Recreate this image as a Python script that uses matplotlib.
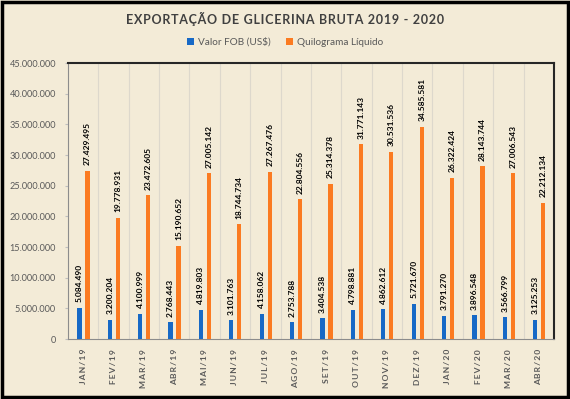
import numpy as np
import matplotlib.pyplot as plt
from matplotlib.patches import Rectangle
from matplotlib.ticker import FuncFormatter

plt.rcParams['font.family'] = ['Lato', 'DejaVu Sans']

# dados
meses = ['JAN/19', 'FEV/19', 'MAR/19', 'ABR/19', 'MAI/19', 'JUN/19', 'JUL/19', 'AGO/19',
         'SET/19', 'OUT/19', 'NOV/19', 'DEZ/19', 'JAN/20', 'FEV/20', 'MAR/20', 'ABR/20']
valor_fob = [5084490, 3200204, 4100999, 2768443, 4819803, 3101763, 4158062, 2753788,
             3404538, 4798881, 4862612, 5721670, 3791270, 3896548, 3566799, 3125253]
quilograma = [27429495, 19778931, 23472605, 15190652, 27005142, 18744734, 27267476, 22804556,
              25314378, 31771143, 30531536, 34585581, 26322424, 28143744, 27006543, 22212134]
titulo = 'EXPORTAÇÃO DE GLICERINA BRUTA 2019 - 2020'

fundo = '#F3EBD7'
azul = '#1769C6'
laranja = '#FB7B21'
cinza = '#595959'


def fmt_br(v, pos=None):
    return '{:,.0f}'.format(v).replace(',', '.')


def espacar(s, sep='\u2009'):
    # letras espaçadas como no Excel
    return sep.join(s)


fig = plt.figure(figsize=(5.7, 3.99), dpi=100, facecolor=fundo)
ax = fig.add_axes([0.119, 0.150, 0.853, 0.692], facecolor=fundo)

x = np.arange(len(meses))
w = 0.14
b1 = ax.bar(x - 0.12, valor_fob, w, color=azul, label='Valor FOB (US$)', zorder=3)
b2 = ax.bar(x + 0.145, quilograma, w, color=laranja, label='Quilograma Líquido', zorder=3)

for rect, v in zip(list(b1) + list(b2), valor_fob + quilograma):
    ax.annotate(fmt_br(v), (rect.get_x() + rect.get_width() / 2, v),
                xytext=(0, 4), textcoords='offset points', rotation=90,
                ha='center', va='bottom', fontsize=6, fontweight='bold', color='black')

ax.set_xlim(-0.5, len(meses) - 0.5)
ax.set_ylim(0, 45000000)
ax.set_yticks(np.arange(0, 45000001, 5000000))
ax.yaxis.set_major_formatter(FuncFormatter(fmt_br))
ax.tick_params(axis='y', labelsize=6.6, colors=cinza, length=2.5, color='#BFBFBF', pad=6)
ax.set_xticks(x)
ax.set_xticklabels([espacar(m) for m in meses], rotation=90, fontsize=6.1,
                   fontweight='bold', color=cinza)
ax.tick_params(axis='x', length=0, pad=7)

# linhas verticais entre categorias
for xv in np.arange(0.5, len(meses) - 0.5):
    ax.axvline(xv, color='#DDD8CC', lw=0.8, zorder=1)

ax.spines['top'].set_color('#262626')
ax.spines['right'].set_color('#262626')
ax.spines['top'].set_linewidth(1.5)
ax.spines['right'].set_linewidth(1.5)
ax.spines['left'].set_color('#8C8C8C')
ax.spines['bottom'].set_color('#8C8C8C')

fig.text(0.5, 0.952, espacar(titulo, '\u200a'), ha='center', va='center',
         fontsize=9, fontweight='bold', color='#404040')
fig.legend(handles=[b1, b2], loc='center', bbox_to_anchor=(0.5, 0.895), ncol=2,
           frameon=False, fontsize=7.2, handlelength=0.7, handleheight=0.7,
           columnspacing=1.5, handletextpad=0.4, labelcolor=cinza)

fig.patches.append(Rectangle((0.003, 0.005), 0.994, 0.99, transform=fig.transFigure,
                             fill=False, edgecolor='black', lw=2.5))

fig.savefig('out.png', dpi=100, facecolor=fundo)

Work required
Give again, exactly, the lines from the start of the data through the one holding "plt.rcParams['font.family'] = ['Lato', 'DejaVu"; omit the pictures.

Written response
Recreate this image as a Python script that uses matplotlib.
import numpy as np
import matplotlib.pyplot as plt
from matplotlib.patches import Rectangle
from matplotlib.ticker import FuncFormatter

plt.rcParams['font.family'] = ['Lato', 'DejaVu Sans']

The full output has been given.